> [Your goal]:
Output the first line of the listing and each line after it, up to and including the line that contains "const diagonal = [[axisMin, axisMin], [axisMax, axisMax]];", exactly as written, minus the pictures.

> [Given information]:
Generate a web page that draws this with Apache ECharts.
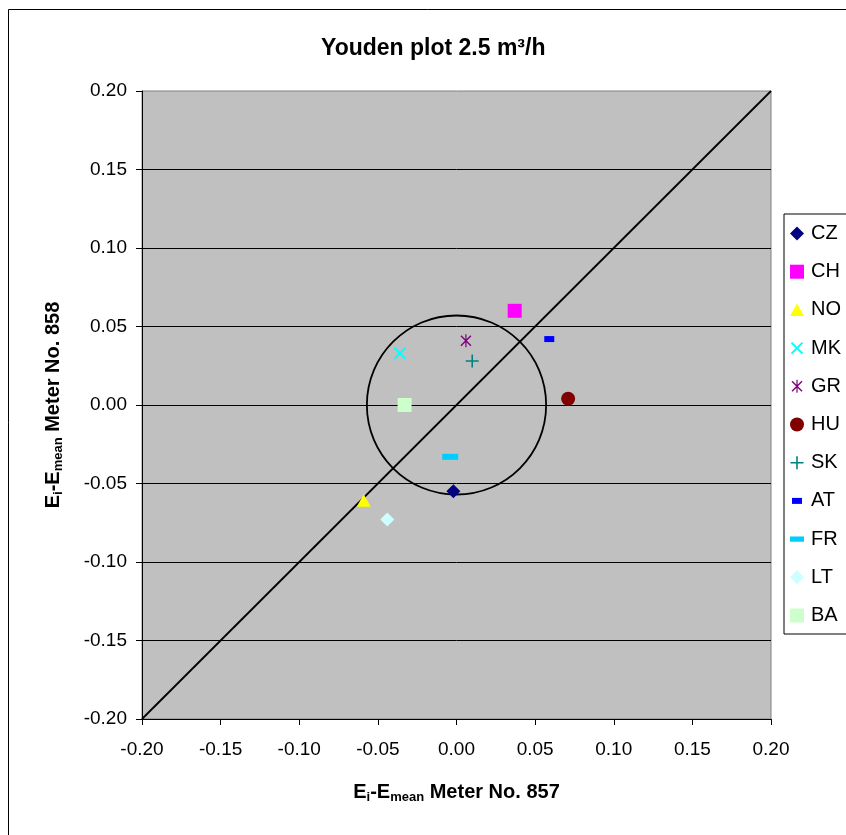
<!DOCTYPE html>
<html>
<head>
<meta charset="utf-8">
<title>Youden plot 2.5 m³/h</title>
<script src="https://cdn.jsdelivr.net/npm/echarts@6/dist/echarts.min.js"></script>
<style>
  html, body { margin: 0; padding: 0; background: #fff; }
  #chart { width: 846px; height: 835px; }
</style>
</head>
<body>
<div id="chart"></div>
<script>
// Laboratory codes and their deviations from the mean for the two meters
const labs    = ['CZ', 'CH', 'NO', 'MK', 'GR', 'HU', 'SK', 'AT', 'FR', 'LT', 'BA'];
const meter857 = [-0.002, 0.037, -0.059, -0.036, 0.006, 0.071, 0.010, 0.059, -0.004, -0.044, -0.033];
const meter858 = [-0.055, 0.060, -0.061, 0.033, 0.041, 0.004, 0.028, 0.042, -0.033, -0.073, 0.000];

// Axis range and tick step shared by both axes
const axisMin = -0.20;
const axisMax = 0.20;
const axisStep = 0.05;

// Reference ring around the origin and the 45° equality line
const ringCenter = [0, 0];
const ringRadius = 0.057;
const diagonal = [[axisMin, axisMin], [axisMax, axisMax]];

// Marker style for each laboratory
const labColors = ['#000080', '#FF00FF', '#FFFF00', '#00FFFF', '#800080', '#800000',
                   '#008080', '#0000FF', '#00CCFF', '#CCFFFF', '#CCFFCC'];
const FRAME = 'M0,0M14,14';
const labSymbols = [
  'path://M7,0L14,7L7,14L0,7Z',                                   // diamond
  'path://M0,0H14V14H0Z',                                         // square
  'path://' + FRAME + 'M7,0.5L14,13H0Z',                          // triangle
  'path://' + FRAME + 'M2.2,0.8L13.2,11.8L11.8,13.2L0.8,2.2Z M11.8,0.8L13.2,2.2L2.2,13.2L0.8,11.8Z', // x
  'path://' + FRAME + 'M2.5,1.5L12.5,11.5L11.5,12.5L1.5,2.5Z M11.5,1.5L12.5,2.5L2.5,12.5L1.5,11.5Z M6.4,0.5H7.6V13.5H6.4Z', // asterisk
  'path://M0,7A7,7,0,1,1,14,7A7,7,0,1,1,0,7Z',                    // circle
  'path://' + FRAME + 'M6.2,0.5H7.8V13.5H6.2Z M0.5,6.2H13.5V7.8H0.5Z', // plus
  'path://' + FRAME + 'M2,4H12V10H2Z',                            // short dash
  'path://M0,0M16,16M0,5H16V11H0Z',                               // long dash
  'path://M7,0L14,7L7,14L0,7Z',                                   // diamond
  'path://M0,0H14V14H0Z'                                          // square
];
const labSizes = [14, 14, 14, 14, 14, 14, 14, 14, 16, 14, 14];

const FONT = '"Liberation Sans", Arial, sans-serif';

function fmt(v) { return v.toFixed(2); }

function axisTitle(prefix) {
  return '{m|E}{s|i}{m|-E}{s|mean}{m| ' + prefix + '}';
}
const titleRich = {
  m: { fontFamily: FONT, fontSize: 20, fontWeight: 'bold', color: '#000', lineHeight: 22, verticalAlign: 'top' },
  s: { fontFamily: FONT, fontSize: 13, fontWeight: 'bold', color: '#000', lineHeight: 5, verticalAlign: 'bottom' }
};

const labSeries = labs.map((code, i) => ({
  name: code,
  type: 'scatter',
  data: [[meter857[i], meter858[i]]],
  symbol: labSymbols[i],
  symbolSize: labSizes[i],
  itemStyle: { color: labColors[i], opacity: 1 },
  z: 5,
  silent: true
}));

const chart = echarts.init(document.getElementById('chart'), null, { renderer: 'canvas' });

chart.setOption({
  animation: false,
  backgroundColor: '#fff',
  textStyle: { fontFamily: FONT },
  title: {
    text: 'Youden plot 2.5 m³/h',
    left: 316,
    top: 32,
    textStyle: { fontFamily: FONT, fontSize: 23, fontWeight: 'bold', color: '#000' }
  },
  graphic: [{
    type: 'rect',
    shape: { x: 8.5, y: 9.5, width: 900, height: 900 },
    style: { fill: 'none', stroke: '#000', lineWidth: 1 },
    silent: true,
    z: -10
  }],
  legend: {
    data: labs,
    orient: 'vertical',
    left: 784,
    top: 214,
    padding: [9.5, 60, 8.5, 6],
    itemWidth: 18,
    itemHeight: 14,
    itemGap: 18.2,
    backgroundColor: '#fff',
    borderColor: '#000',
    borderWidth: 1,
    selectedMode: false,
    textStyle: { fontFamily: FONT, fontSize: 20, lineHeight: 20, color: '#000' }
  },
  grid: {
    left: 142, right: 75, top: 91, bottom: 116,
    show: true,
    backgroundColor: '#C0C0C0',
    borderColor: '#808080',
    borderWidth: 1
  },
  xAxis: {
    type: 'value',
    min: axisMin, max: axisMax, interval: axisStep,
    name: axisTitle('Meter No. 857'),
    nameLocation: 'middle',
    nameGap: 63,
    nameTextStyle: { rich: titleRich },
    axisLine: { show: true, onZero: false, lineStyle: { color: '#000', width: 1 } },
    axisTick: { show: true, length: 6, lineStyle: { color: '#000' } },
    axisLabel: { formatter: fmt, fontFamily: FONT, fontSize: 19, color: '#000', margin: 21 },
    splitLine: { show: false }
  },
  yAxis: {
    type: 'value',
    min: axisMin, max: axisMax, interval: axisStep,
    name: axisTitle('Meter No. 858'),
    nameLocation: 'middle',
    nameRotate: 90,
    nameGap: 77,
    nameTextStyle: { rich: titleRich },
    axisLine: { show: true, onZero: false, lineStyle: { color: '#000', width: 1 } },
    axisTick: { show: true, length: 6, lineStyle: { color: '#000' } },
    axisLabel: { formatter: fmt, fontFamily: FONT, fontSize: 19, color: '#000', margin: 15 },
    splitLine: { show: true, showMinLine: false, showMaxLine: false, lineStyle: { color: '#000', width: 1 } }
  },
  series: [
    {
      name: 'equality',
      type: 'line',
      data: diagonal,
      symbol: 'none',
      lineStyle: { color: '#000', width: 1.8 },
      z: 3,
      silent: true
    },
    {
      name: 'ring',
      type: 'custom',
      data: [[ringCenter[0], ringCenter[1], ringRadius]],
      renderItem: function (params, api) {
        const c = api.coord([api.value(0), api.value(1)]);
        const s = api.size([api.value(2), api.value(2)]);
        return {
          type: 'ellipse',
          shape: { cx: c[0], cy: c[1], rx: s[0], ry: s[1] },
          style: { fill: 'none', stroke: '#000', lineWidth: 1.8 }
        };
      },
      z: 3,
      silent: true
    }
  ].concat(labSeries)
});
</script>
</body>
</html>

> [Written response]:
Generate a web page that draws this with Apache ECharts.
<!DOCTYPE html>
<html>
<head>
<meta charset="utf-8">
<title>Youden plot 2.5 m³/h</title>
<script src="https://cdn.jsdelivr.net/npm/echarts@6/dist/echarts.min.js"></script>
<style>
  html, body { margin: 0; padding: 0; background: #fff; }
  #chart { width: 846px; height: 835px; }
</style>
</head>
<body>
<div id="chart"></div>
<script>
// Laboratory codes and their deviations from the mean for the two meters
const labs    = ['CZ', 'CH', 'NO', 'MK', 'GR', 'HU', 'SK', 'AT', 'FR', 'LT', 'BA'];
const meter857 = [-0.002, 0.037, -0.059, -0.036, 0.006, 0.071, 0.010, 0.059, -0.004, -0.044, -0.033];
const meter858 = [-0.055, 0.060, -0.061, 0.033, 0.041, 0.004, 0.028, 0.042, -0.033, -0.073, 0.000];

// Axis range and tick step shared by both axes
const axisMin = -0.20;
const axisMax = 0.20;
const axisStep = 0.05;

// Reference ring around the origin and the 45° equality line
const ringCenter = [0, 0];
const ringRadius = 0.057;
const diagonal = [[axisMin, axisMin], [axisMax, axisMax]];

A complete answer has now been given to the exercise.